Given a sorted array nums, remove the duplicates in-place such that each element appear only once and return the new length.

Do not allocate extra space for another array, you must do this by modifying the input array in-place with O(1) extra memory.

Example 1:

Given nums = [1,1,2],

Your function should return length = 2, with the first two elements of nums being 1 and 2 respectively.

It doesn't matter what you leave beyond the returned length.

Example 2:

Given nums = [0,0,1,1,1,2,2,3,3,4],

Your function should return length = 5, with the first five elements of nums being modified to 0, 1, 2, 3, and 4 respectively.

It doesn't matter what values are set beyond the returned length.

Clarification:

Confused why the returned value is an integer but your answer is an array?

Note that the input array is passed in by reference, which means modification to the input array will be known to the caller as well.
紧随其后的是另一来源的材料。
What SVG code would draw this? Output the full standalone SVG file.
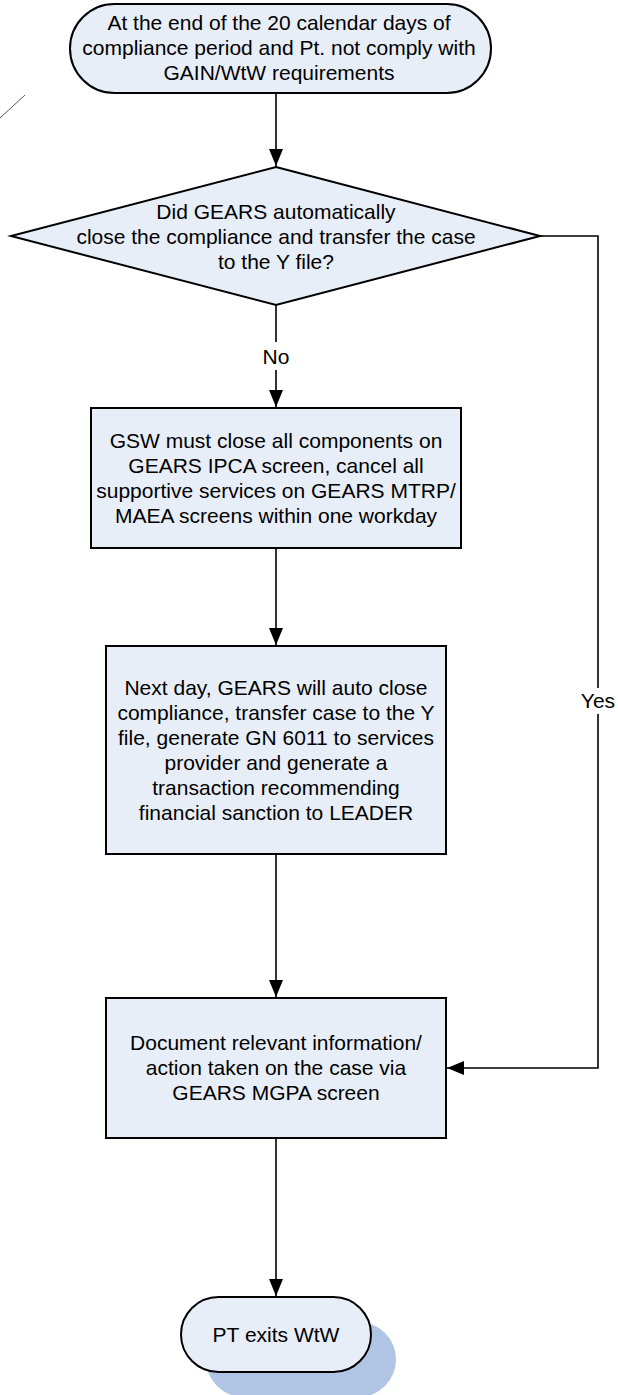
<svg xmlns="http://www.w3.org/2000/svg" width="618" height="1395" viewBox="0 0 618 1395">
<defs>
<style>
.shape{fill:#e8eef8;stroke:#000;stroke-width:2}
.t{font-family:"Liberation Sans",Arial,sans-serif;font-size:21px;fill:#000;text-anchor:middle}
.conn{fill:none;stroke:#000;stroke-width:1.6}
</style>
<marker id="ah" viewBox="0 0 17 14" refX="17" refY="7" markerWidth="17" markerHeight="14" markerUnits="userSpaceOnUse" orient="auto">
<path d="M0,0 L17,7 L0,14 Z" fill="#000"/>
</marker>
</defs>
<rect width="618" height="1395" fill="#fff"/>
<line x1="0" y1="118" x2="25" y2="95" stroke="#555" stroke-width="1"/>
<g id="connectors">
<line class="conn" x1="276" y1="93" x2="276" y2="166" marker-end="url(#ah)"/>
<line class="conn" x1="276" y1="305" x2="276" y2="407" marker-end="url(#ah)"/>
<line class="conn" x1="276" y1="548" x2="276" y2="645" marker-end="url(#ah)"/>
<line class="conn" x1="276" y1="854" x2="276" y2="997" marker-end="url(#ah)"/>
<line class="conn" x1="276" y1="1138" x2="276" y2="1296" marker-end="url(#ah)"/>
<polyline class="conn" points="540,236 598,236 598,1068 447,1068" marker-end="url(#ah)"/>
<rect x="265" y="342" width="24" height="28" fill="#fff"/>
<text class="t" x="276" y="364">No</text>
<rect x="580" y="688" width="36" height="26" fill="#fff"/>
<text class="t" x="598" y="708">Yes</text>
</g>
<g id="start">
<rect class="shape" x="70" y="4" width="421" height="89" rx="44.5"/>
<text class="t" x="279" y="30">At the end of the 20 calendar days of</text>
<text class="t" x="279" y="55">compliance period and Pt. not comply with</text>
<text class="t" x="279" y="80">GAIN/WtW requirements</text>
</g>
<g id="decision">
<polygon class="shape" points="276,167 540,236 276,305 11,236"/>
<text class="t" x="276" y="219">Did GEARS automatically</text>
<text class="t" x="276" y="244">close the compliance and transfer the case</text>
<text class="t" x="276" y="269">to the Y file?</text>
</g>
<g id="box1">
<rect class="shape" x="91" y="408" width="370" height="140"/>
<text class="t" x="276" y="448">GSW must close all components on</text>
<text class="t" x="276" y="473">GEARS IPCA screen, cancel all</text>
<text class="t" x="276" y="498">supportive services on GEARS MTRP/</text>
<text class="t" x="276" y="523">MAEA screens within one workday</text>
</g>
<g id="box2">
<rect class="shape" x="106" y="646" width="340" height="208"/>
<text class="t" x="276" y="695">Next day, GEARS will auto close</text>
<text class="t" x="276" y="720">compliance, transfer case to the Y</text>
<text class="t" x="276" y="745">file, generate GN 6011 to services</text>
<text class="t" x="276" y="770">provider and generate a</text>
<text class="t" x="276" y="795">transaction recommending</text>
<text class="t" x="276" y="820">financial sanction to LEADER</text>
</g>
<g id="box3">
<rect class="shape" x="106" y="998" width="340" height="140"/>
<text class="t" x="276" y="1050">Document relevant information/</text>
<text class="t" x="276" y="1075">action taken on the case via</text>
<text class="t" x="276" y="1100">GEARS MGPA screen</text>
</g>
<g id="end">
<rect x="206" y="1322" width="190" height="75" rx="37.5" fill="#b0c4e4"/>
<rect class="shape" x="181" y="1297" width="190" height="75" rx="37.5"/>
<text class="t" x="276" y="1342">PT exits WtW</text>
</g>
</svg>
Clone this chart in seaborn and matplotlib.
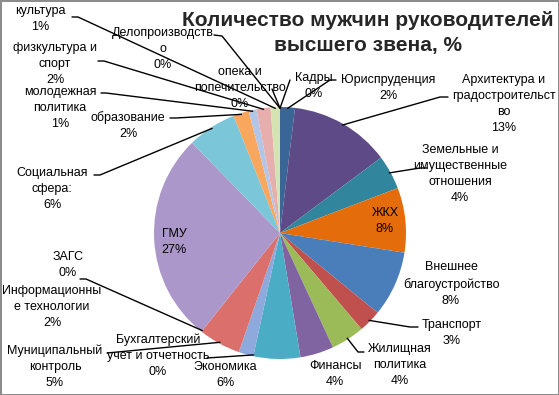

Internally you can think of this:

// nums is passed in by reference. (i.e., without making a copy)
int len = removeDuplicates(nums);

// any modification to nums in your function would be known by the caller.
// using the length returned by your function, it prints the first len elements.
for (int i = 0; i < len; i++) {
    print(nums[i]);
}

Solution:
Vector在日常寫程序用的比較多，所以看一眼就有了點想法。
傳入的是vector的引用，需要在原數組上操作，vector已經排序了，比較索引爲i和i+1的元素是否相同就可以，因爲美股元素只能出現一次，所以有兩種解決辦法，遇到相同的元素移到最後或者刪除，移到最後還要額外增加一個變量來計算不同元素的數量，所以直接用刪除的方式。
需要注意的就是vector的刪除問題，當刪除索引爲i的元素時，i後面的元素都會向前移動一位，要注意i++的索引的變化。

class Solution {
public:
    int removeDuplicates(vector<int>& nums) {
        if (nums.size() == 0) {
            return 0;
        }
        for (int i = 0; i < nums.size() - 1; i++) {
            if (nums[i] == nums[i + 1]) {
                nums.erase(nums.begin() + i + 1);
                i--; //注意索引的變化
            }
        }  
        return nums.size();
    }
};

Time Submitted	Status	Runtime	Memory	Language
a few seconds ago	Accepted	156 ms	9.9 MB	cpp

大神的solution：

class Solution {
public:
    int removeDuplicates(vector<int>& nums) {
        nums.erase(std::unique(nums.begin(), nums.end()), nums.end());
        return nums.size();
    }
};

Time Submitted	Status	Runtime	Memory	Language
a few seconds ago	Accepted	24 ms	9.8 MB	cpp